The close-third-person chapters of each of the Hasegawa women are the most emotionally resonant parts of Supersonic: Masako, the music teacher who, in 1971, is determined to freeze her daughter Ruth in her culture’s past as she defines it; Ruth, equally determined to spread her wings and fly during the fledgling feminism of the time; and Sami, the no-less-determined granddaughter who fights, in 2014, to preserve her grandmother’s arts-first legacy by fending off the STEM tide of the time and placing the family name on the elementary school where Masako taught — even as it’s targeted for closure.

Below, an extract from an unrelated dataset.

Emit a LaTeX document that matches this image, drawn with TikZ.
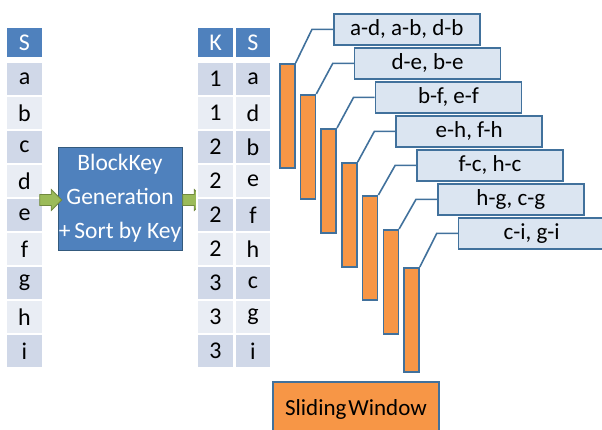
\documentclass[tikz,border=0pt]{standalone}
\usepackage{fontspec}
\setmainfont{Carlito}
\usetikzlibrary{shapes.arrows}
\definecolor{hdr}{HTML}{4F81BD}
\definecolor{rowdark}{HTML}{D0D8E8}
\definecolor{rowlight}{HTML}{E9EDF4}
\definecolor{edgeblue}{HTML}{41719C}
\definecolor{winorange}{HTML}{F79646}
\definecolor{lblfill}{HTML}{DBE5F1}
\definecolor{agreen}{HTML}{9BBB59}
\definecolor{agreenedge}{HTML}{71893F}
\tikzset{
  cell/.style={rectangle, draw=white, line width=1.2pt, inner sep=0pt, minimum height=34pt, font=\fontsize{24}{24}\selectfont},
  hcell/.style={cell, fill=hdr, text=white, minimum height=31pt},
  dk/.style={cell, fill=rowdark},
  lt/.style={cell, fill=rowlight},
  winbar/.style={rectangle, draw=edgeblue, line width=1.6pt, fill=winorange, minimum width=15pt, minimum height=104pt, inner sep=0pt, anchor=north west},
  pairbox/.style={rectangle, draw=edgeblue, line width=1.6pt, fill=lblfill, minimum width=146pt, minimum height=31pt, inner sep=0pt, anchor=north west, font=\fontsize{23}{23}\selectfont},
  link/.style={draw=edgeblue, line width=1.6pt},
  garrow/.style={single arrow, draw=agreenedge, fill=agreen, line width=0.8pt, inner sep=5pt, minimum height=22pt, minimum width=21pt, single arrow head extend=5pt},
}
\begin{document}
\begin{tikzpicture}[x=1pt,y=-1pt]
\useasboundingbox (0,0) rectangle (602,429);
% left table
\node[hcell, minimum width=37pt] (lh) at (24.5,42.5) {S};
\foreach \t/\n [count=\i] in {a/dk,b/lt,c/dk,d/lt,e/dk,f/lt,g/dk,h/lt,i/dk}{
  \node[\n, minimum width=37pt] (l\i) at (24.5,{62+34*(\i-0.5)}) {\t};
}
% block key box
\node[rectangle, draw=edgeblue!80!black, line width=1pt, fill=hdr, text=white, minimum width=124pt, minimum height=103pt, inner sep=0pt, align=center, font=\fontsize{23.5}{34}\selectfont] (bk) at (120,198.5) {BlockKey\\Generation\\+\,Sort by Key};
% arrows
\node[garrow] (a1) at (48,200) {};
\node[garrow] (a2) at (191,200) {};
% right table
\node[hcell, minimum width=37pt] (kh) at (215.5,42.5) {K};
\node[hcell, minimum width=36pt] (sh) at (253,42.5) {S};
\foreach \k/\t/\n [count=\i] in {1/a/dk,1/d/lt,2/b/dk,2/e/lt,2/f/dk,2/h/lt,3/c/dk,3/g/lt,3/i/dk}{
  \node[\n, minimum width=37pt] (k\i) at (215.5,{62+34*(\i-0.5)}) {\k};
  \node[\n, minimum width=36pt] (s\i) at (253,{62+34*(\i-0.5)}) {\t};
}
% window bars and pair boxes
\foreach \top/\lab [count=\i] in {63/{a-d, a-b, d-b},94/{d-e, b-e},128/{b-f, e-f},162/{e-h, f-h},195/{f-c, h-c},229/{h-g, c-g},267/{c-i, g-i}}{
  \node[winbar] (w\i) at ({279+20.7*(\i-1)},\top) {};
  \node[pairbox] (p\i) at ({333+20.8*(\i-1)},{13+34*(\i-1)}) {\lab};
  \draw[link] (w\i.north east) -- ([xshift=-21pt]p\i.west) -- (p\i.west);
}
% sliding window label
\node[rectangle, draw=edgeblue, line width=1.6pt, fill=winorange, minimum width=166pt, minimum height=54pt, inner sep=0pt, font=\fontsize{23}{23}\selectfont] (sw) at (356,409) {Sliding\hspace{2pt}Window};
\end{tikzpicture}
\end{document}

Kohnstamm’s guiding principle was, simply, “We’re all just people, fundamentally. We all have the same emotions, the same desire, the same quests for status.” (He added that “I worked closely with people with lived experience, and they read my final drafts.”)
He believes that his perspective as a Seattleite who’s lived a large chunk of his life outside of the city—much of it spent writing about other places for a living— gives him a stronger vantage point from which to write about Seattle.
“I’m willing to own some over-arching takes on things,” he said. “I’m willing to make some broader descriptions, draw some points about the culture, right or wrong. I’m willing to own them because I have as much depth on this subject as anyone.”
And to many of his Seattle literary peers, Kohnstamm’s execution has equaled his ambition.
Evison is thrilled with his protégé’s finished work: “I wish I could write The Great Seattle Novel, but I’ve always felt Thomas was the right guy for the job. He’s a walking Seattle encyclopedia.”
Fred Moody, longtime Seattle journalist and author of Seattle and the Demons of Ambition, is another admirer. “His characters are really well chosen, representing real Seattle archetypes, and all of them are sensitively and thoroughly drawn. …I am particularly impressed with the care and careful research that went into depicting the stories, histories and viewpoints of Seattle’s ethnic minorities, who have long been overlooked in various Seattle mythologies.
“I regard this novel as one of the best—possibly the best—capturers of Seattle’s … Seattle-ness.”